The pact ties large stock-based bonuses for chip workers to steep operating-profit targets, raising legal and corporate-governance questions in South Korea.

Overview

  • Unionised workers approved the government-mediated wage package in a six-day electronic vote that concluded on Wednesday, May 27, with about 62,616 of 65,593 eligible members voting and roughly 73.7% in favor.
  • The agreement creates a 10-year special bonus scheme that allocates 10.5% of the semiconductor division’s operating profit to stock awards plus about 1.5% in cash, removes a previous 50% cap on performance pay, and staggers share tradability over two years.

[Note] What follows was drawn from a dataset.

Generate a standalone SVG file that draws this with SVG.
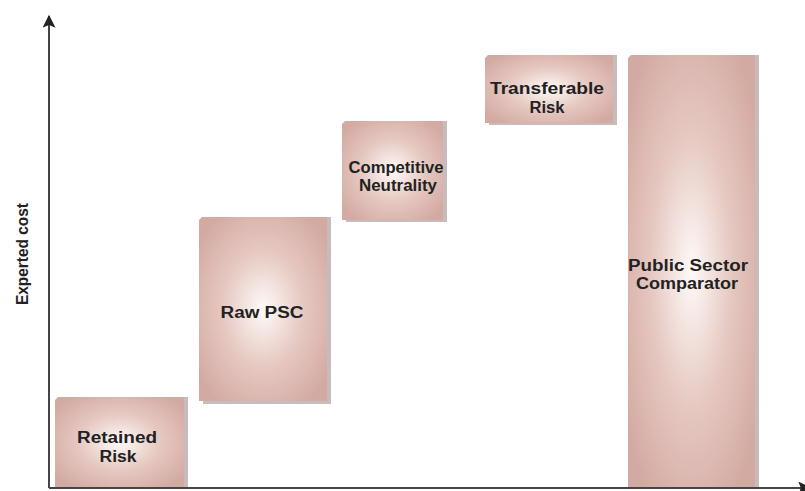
<svg xmlns="http://www.w3.org/2000/svg" width="805" height="491" viewBox="0 0 805 491">
  <defs>
    <radialGradient id="glow" cx="50%" cy="50%" r="62%">
      <stop offset="0" stop-color="#fefaf8"/>
      <stop offset="0.5" stop-color="#e6c9c2"/>
      <stop offset="1" stop-color="#d3aaa2"/>
    </radialGradient>
    <marker id="arrow" viewBox="0 0 10 10" refX="9" refY="5" markerWidth="15" markerHeight="13" markerUnits="userSpaceOnUse" orient="auto">
      <path d="M0,0 L10,5 L0,10 L2,5 Z" fill="#222"/>
    </marker>
  </defs>
  <style>
    .shade { fill: #c7bcbb; }
    .face { fill: url(#glow); }
    .label { font-family: "Liberation Sans", Arial, sans-serif; font-weight: bold; font-size: 16px; fill: #222; text-anchor: middle; }
    .axis { stroke: #444; stroke-width: 2; fill: none; }
  </style>
  <rect width="805" height="491" fill="#fff"/>

  <g id="connectors">
    <line class="axis" x1="49" y1="488" x2="49" y2="16" marker-end="url(#arrow)"/>
    <line class="axis" x1="49" y1="488" x2="810" y2="488" marker-end="url(#arrow)"/>
  </g>

  <text class="label" font-size="17" textLength="102" lengthAdjust="spacingAndGlyphs" transform="translate(28,254) rotate(-90)">Experted cost</text>

  <g id="retained-risk">
    <rect class="shade" x="60" y="397" width="128" height="90"/>
    <polygon class="face" points="58,397 184,397 184,487 55,487 55,400"/>
    <text class="label" x="117" y="443" textLength="80" lengthAdjust="spacingAndGlyphs">Retained</text>
    <text class="label" x="118" y="461.5" textLength="37" lengthAdjust="spacingAndGlyphs">Risk</text>
  </g>

  <g id="raw-psc">
    <rect class="shade" x="203" y="217" width="128" height="187"/>
    <polygon class="face" points="202,217 327,217 327,401 199,401 199,220"/>
    <text class="label" x="262" y="318" font-size="17.5" textLength="83" lengthAdjust="spacingAndGlyphs">Raw PSC</text>
  </g>

  <g id="competitive-neutrality">
    <rect class="shade" x="346" y="121" width="101" height="101"/>
    <polygon class="face" points="345,121 443,121 443,220 342,220 342,124"/>
    <text class="label" x="396" y="173" textLength="95" lengthAdjust="spacingAndGlyphs">Competitive</text>
    <text class="label" x="398" y="191" textLength="78" lengthAdjust="spacingAndGlyphs">Neutrality</text>
  </g>

  <g id="transferable-risk">
    <rect class="shade" x="489" y="55" width="128" height="70"/>
    <polygon class="face" points="488,55 613,55 613,123 485,123 485,58"/>
    <text class="label" x="547" y="94" textLength="114" lengthAdjust="spacingAndGlyphs">Transferable</text>
    <text class="label" x="547" y="113" textLength="35" lengthAdjust="spacingAndGlyphs">Risk</text>
  </g>

  <g id="public-sector-comparator">
    <rect class="shade" x="632" y="55" width="127" height="432"/>
    <polygon class="face" points="631,55 755,55 755,487 628,487 628,58"/>
    <text class="label" x="688" y="270.5" textLength="120" lengthAdjust="spacingAndGlyphs">Public Sector</text>
    <text class="label" x="687" y="289" textLength="102" lengthAdjust="spacingAndGlyphs">Comparator</text>
  </g>
</svg>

  • Payouts are conditional on steep profit milestones requiring the chip division to deliver more than 200 trillion won in annual operating profit from 2026–2028 and 100 trillion won annually from 2029–2035 for special bonuses to be paid.
  • The ratification halted a planned 18-day strike by roughly 48,000 chip workers and pushed Samsung’s shares higher, but a smaller consumer-electronics union has filed for a court injunction and a minority-shareholder group is preparing challenges.
  • Analysts and business groups warn the deal could prompt similar demands across South Korea, pose questions about allocating operating profit before taxes, and shift how AI-driven corporate gains are distributed in the country.